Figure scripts

====

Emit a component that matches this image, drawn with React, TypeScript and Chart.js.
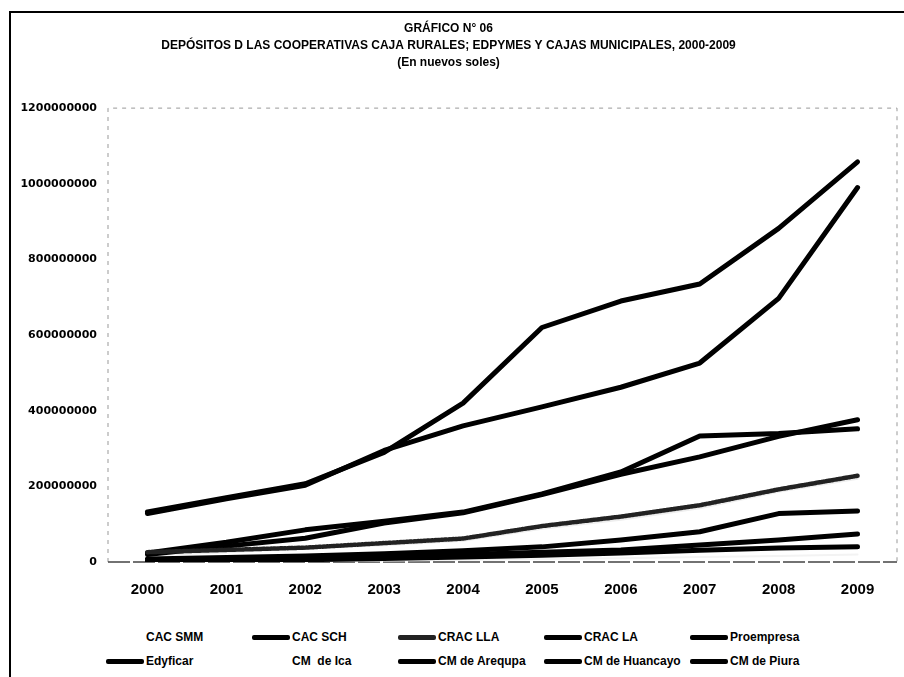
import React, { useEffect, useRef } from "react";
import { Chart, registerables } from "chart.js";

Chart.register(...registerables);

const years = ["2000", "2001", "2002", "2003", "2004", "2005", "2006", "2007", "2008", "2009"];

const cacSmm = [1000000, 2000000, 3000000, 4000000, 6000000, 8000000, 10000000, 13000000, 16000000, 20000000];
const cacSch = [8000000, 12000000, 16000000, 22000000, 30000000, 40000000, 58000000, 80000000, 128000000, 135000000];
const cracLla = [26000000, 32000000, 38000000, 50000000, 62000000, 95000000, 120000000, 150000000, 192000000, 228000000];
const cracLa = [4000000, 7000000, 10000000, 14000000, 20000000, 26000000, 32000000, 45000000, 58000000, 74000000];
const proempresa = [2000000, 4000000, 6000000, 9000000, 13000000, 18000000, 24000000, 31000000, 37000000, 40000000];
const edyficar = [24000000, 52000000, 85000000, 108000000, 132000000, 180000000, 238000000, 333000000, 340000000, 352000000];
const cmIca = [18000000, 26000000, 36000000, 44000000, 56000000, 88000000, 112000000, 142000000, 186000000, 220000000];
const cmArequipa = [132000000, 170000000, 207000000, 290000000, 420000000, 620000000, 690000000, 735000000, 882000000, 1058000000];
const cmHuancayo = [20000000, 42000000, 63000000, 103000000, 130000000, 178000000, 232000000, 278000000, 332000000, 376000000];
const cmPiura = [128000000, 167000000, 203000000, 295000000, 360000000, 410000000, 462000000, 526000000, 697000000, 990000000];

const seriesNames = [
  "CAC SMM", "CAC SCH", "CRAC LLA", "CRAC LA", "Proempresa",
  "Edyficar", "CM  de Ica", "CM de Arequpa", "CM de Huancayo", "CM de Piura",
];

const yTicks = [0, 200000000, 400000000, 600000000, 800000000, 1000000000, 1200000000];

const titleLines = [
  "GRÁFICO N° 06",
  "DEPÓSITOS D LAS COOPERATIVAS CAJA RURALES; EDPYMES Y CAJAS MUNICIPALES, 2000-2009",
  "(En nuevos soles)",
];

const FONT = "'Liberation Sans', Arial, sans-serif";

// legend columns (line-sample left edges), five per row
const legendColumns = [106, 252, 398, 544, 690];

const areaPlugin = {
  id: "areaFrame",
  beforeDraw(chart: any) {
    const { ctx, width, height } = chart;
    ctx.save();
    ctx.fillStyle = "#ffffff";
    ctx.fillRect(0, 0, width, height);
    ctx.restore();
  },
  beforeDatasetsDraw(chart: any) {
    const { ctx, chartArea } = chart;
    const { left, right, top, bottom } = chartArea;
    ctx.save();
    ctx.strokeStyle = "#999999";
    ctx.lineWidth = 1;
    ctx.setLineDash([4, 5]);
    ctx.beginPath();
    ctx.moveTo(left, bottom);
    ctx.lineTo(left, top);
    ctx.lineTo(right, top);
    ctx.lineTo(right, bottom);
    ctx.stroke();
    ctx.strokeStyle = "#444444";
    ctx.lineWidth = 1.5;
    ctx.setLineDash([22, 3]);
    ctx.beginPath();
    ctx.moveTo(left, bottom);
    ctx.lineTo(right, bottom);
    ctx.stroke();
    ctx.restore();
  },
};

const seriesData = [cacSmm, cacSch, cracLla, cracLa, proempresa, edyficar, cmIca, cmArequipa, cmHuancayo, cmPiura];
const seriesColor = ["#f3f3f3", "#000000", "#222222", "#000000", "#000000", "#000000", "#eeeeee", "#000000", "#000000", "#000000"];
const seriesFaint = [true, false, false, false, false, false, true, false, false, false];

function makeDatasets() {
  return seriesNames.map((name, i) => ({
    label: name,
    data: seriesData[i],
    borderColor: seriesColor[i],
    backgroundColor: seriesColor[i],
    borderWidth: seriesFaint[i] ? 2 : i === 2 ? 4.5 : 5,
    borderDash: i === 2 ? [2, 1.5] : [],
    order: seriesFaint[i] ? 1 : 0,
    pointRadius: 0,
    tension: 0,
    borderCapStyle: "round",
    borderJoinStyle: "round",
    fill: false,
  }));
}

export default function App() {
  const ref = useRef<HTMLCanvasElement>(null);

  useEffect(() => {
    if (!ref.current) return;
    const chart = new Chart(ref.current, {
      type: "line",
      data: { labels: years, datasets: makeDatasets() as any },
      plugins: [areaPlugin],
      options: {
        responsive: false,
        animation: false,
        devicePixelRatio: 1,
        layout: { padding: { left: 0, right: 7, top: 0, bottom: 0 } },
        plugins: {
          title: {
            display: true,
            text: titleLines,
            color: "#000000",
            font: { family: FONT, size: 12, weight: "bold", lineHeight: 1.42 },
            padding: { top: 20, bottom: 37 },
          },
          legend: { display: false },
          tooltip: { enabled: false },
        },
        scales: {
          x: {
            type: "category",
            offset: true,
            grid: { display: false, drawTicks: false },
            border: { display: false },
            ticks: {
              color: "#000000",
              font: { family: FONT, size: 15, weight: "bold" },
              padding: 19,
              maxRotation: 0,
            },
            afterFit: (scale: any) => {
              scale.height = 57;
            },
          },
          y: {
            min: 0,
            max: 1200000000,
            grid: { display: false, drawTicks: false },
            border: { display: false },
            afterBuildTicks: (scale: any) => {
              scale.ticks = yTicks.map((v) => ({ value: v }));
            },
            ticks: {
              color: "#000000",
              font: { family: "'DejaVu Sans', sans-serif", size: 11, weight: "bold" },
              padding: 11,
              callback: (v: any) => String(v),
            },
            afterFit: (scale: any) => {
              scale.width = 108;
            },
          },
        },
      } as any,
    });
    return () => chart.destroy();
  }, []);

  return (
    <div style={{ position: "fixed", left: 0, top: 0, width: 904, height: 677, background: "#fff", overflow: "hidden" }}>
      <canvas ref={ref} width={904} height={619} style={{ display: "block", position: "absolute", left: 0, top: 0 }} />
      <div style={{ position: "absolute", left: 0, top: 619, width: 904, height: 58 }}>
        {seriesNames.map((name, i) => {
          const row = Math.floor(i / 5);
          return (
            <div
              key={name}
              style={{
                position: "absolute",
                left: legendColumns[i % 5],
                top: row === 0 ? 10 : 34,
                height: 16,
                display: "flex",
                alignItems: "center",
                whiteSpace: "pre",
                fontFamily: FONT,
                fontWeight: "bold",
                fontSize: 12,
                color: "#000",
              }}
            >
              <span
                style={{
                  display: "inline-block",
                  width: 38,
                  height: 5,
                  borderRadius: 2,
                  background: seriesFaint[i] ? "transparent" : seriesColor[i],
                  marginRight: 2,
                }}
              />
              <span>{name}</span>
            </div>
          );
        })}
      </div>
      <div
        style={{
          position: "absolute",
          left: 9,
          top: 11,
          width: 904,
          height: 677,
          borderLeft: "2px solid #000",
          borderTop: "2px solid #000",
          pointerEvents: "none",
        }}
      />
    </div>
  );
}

====

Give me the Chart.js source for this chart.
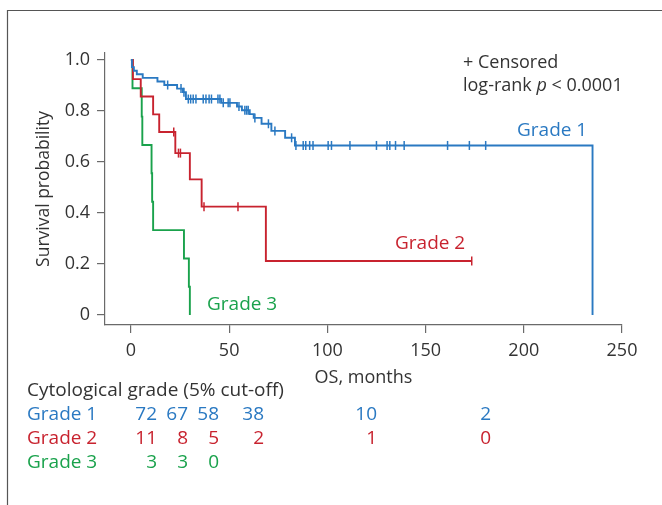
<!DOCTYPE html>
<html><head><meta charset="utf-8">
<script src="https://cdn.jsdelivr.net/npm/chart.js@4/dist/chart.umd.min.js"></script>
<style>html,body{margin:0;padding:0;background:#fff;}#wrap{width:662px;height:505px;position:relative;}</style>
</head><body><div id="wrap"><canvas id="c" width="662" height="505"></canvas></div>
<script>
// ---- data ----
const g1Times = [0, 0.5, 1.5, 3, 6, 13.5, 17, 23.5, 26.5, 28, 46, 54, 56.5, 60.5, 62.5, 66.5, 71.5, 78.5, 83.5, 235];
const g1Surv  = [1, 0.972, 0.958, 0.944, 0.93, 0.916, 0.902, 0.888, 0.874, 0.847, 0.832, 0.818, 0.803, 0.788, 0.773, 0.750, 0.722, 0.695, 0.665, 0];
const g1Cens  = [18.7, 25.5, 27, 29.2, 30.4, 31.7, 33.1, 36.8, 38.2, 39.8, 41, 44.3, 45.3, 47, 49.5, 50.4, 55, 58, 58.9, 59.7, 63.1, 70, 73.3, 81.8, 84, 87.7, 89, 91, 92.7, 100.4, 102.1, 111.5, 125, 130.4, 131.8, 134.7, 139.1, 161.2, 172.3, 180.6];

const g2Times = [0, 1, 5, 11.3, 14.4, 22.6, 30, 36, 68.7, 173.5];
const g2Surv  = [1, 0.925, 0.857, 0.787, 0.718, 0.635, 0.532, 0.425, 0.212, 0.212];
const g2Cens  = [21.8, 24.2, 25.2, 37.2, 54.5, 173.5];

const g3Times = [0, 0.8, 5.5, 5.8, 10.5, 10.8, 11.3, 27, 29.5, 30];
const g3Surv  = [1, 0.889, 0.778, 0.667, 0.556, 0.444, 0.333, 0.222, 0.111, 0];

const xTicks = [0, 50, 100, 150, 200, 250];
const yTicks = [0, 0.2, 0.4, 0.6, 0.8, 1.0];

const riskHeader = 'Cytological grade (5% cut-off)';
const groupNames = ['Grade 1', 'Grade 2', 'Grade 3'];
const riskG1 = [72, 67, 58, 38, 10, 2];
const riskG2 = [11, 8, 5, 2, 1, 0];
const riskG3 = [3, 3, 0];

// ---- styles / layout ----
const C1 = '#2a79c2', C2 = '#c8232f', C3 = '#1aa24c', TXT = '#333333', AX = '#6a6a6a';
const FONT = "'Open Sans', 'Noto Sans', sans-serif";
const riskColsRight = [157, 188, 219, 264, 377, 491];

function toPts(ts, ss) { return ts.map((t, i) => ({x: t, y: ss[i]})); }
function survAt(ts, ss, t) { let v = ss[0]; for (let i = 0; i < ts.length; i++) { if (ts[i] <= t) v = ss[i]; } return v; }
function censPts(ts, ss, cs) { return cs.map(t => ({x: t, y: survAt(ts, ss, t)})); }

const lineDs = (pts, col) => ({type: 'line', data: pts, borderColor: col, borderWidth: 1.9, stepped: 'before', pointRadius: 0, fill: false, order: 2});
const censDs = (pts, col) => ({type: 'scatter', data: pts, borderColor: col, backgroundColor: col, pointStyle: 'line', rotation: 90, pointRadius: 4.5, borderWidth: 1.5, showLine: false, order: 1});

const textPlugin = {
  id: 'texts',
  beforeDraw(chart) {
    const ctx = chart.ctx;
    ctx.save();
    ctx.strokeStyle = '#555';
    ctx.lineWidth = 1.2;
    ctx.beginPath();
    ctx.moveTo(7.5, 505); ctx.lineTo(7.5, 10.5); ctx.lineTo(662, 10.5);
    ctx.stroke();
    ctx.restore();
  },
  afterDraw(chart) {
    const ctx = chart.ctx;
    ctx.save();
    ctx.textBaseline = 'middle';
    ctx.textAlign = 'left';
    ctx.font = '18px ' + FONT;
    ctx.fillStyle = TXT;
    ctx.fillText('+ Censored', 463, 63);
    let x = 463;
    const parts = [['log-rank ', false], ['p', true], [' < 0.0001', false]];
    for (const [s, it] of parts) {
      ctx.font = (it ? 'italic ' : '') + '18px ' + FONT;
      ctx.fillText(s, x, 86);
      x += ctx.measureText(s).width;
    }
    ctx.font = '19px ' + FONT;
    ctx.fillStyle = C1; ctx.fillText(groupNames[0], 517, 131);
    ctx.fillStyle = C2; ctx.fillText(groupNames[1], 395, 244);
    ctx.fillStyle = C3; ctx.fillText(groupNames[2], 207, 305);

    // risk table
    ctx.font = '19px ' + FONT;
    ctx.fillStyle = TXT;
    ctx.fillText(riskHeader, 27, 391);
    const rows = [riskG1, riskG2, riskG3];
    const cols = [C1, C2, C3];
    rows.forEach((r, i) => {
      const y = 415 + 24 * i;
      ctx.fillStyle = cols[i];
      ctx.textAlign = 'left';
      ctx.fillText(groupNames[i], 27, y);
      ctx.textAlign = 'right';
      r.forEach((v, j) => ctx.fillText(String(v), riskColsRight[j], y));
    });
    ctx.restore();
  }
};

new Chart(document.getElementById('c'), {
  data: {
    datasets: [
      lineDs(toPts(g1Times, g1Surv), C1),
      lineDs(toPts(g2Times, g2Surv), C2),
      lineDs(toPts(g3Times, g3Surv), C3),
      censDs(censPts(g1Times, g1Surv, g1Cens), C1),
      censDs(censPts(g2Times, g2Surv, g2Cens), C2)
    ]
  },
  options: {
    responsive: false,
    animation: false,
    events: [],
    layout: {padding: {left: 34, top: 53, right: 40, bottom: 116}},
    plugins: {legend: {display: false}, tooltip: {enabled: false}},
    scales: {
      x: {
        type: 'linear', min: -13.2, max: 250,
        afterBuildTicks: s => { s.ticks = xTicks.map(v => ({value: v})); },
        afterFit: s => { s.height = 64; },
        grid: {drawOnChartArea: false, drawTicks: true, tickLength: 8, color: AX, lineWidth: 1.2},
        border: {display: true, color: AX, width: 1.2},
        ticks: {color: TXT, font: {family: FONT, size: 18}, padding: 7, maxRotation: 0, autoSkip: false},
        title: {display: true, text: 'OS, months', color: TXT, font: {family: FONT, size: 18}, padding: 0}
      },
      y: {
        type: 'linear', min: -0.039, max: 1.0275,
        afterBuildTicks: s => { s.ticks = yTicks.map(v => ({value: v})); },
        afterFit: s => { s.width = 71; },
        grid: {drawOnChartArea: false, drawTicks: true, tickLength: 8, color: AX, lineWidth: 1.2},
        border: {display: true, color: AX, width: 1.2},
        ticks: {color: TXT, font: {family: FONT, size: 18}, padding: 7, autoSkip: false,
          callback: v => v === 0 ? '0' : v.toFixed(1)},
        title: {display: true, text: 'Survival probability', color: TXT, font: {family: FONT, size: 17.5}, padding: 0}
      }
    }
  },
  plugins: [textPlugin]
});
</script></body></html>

====

[Instructions to follow]:
Only the lines from "Emit a component" through "Chart.register(...registerables);" should appear in your output, copied exactly with both end lines, and with no pictures.

[Output for this exercise]:
Emit a component that matches this image, drawn with React, TypeScript and Chart.js.
import React, { useEffect, useRef } from "react";
import { Chart, registerables } from "chart.js";

Chart.register(...registerables);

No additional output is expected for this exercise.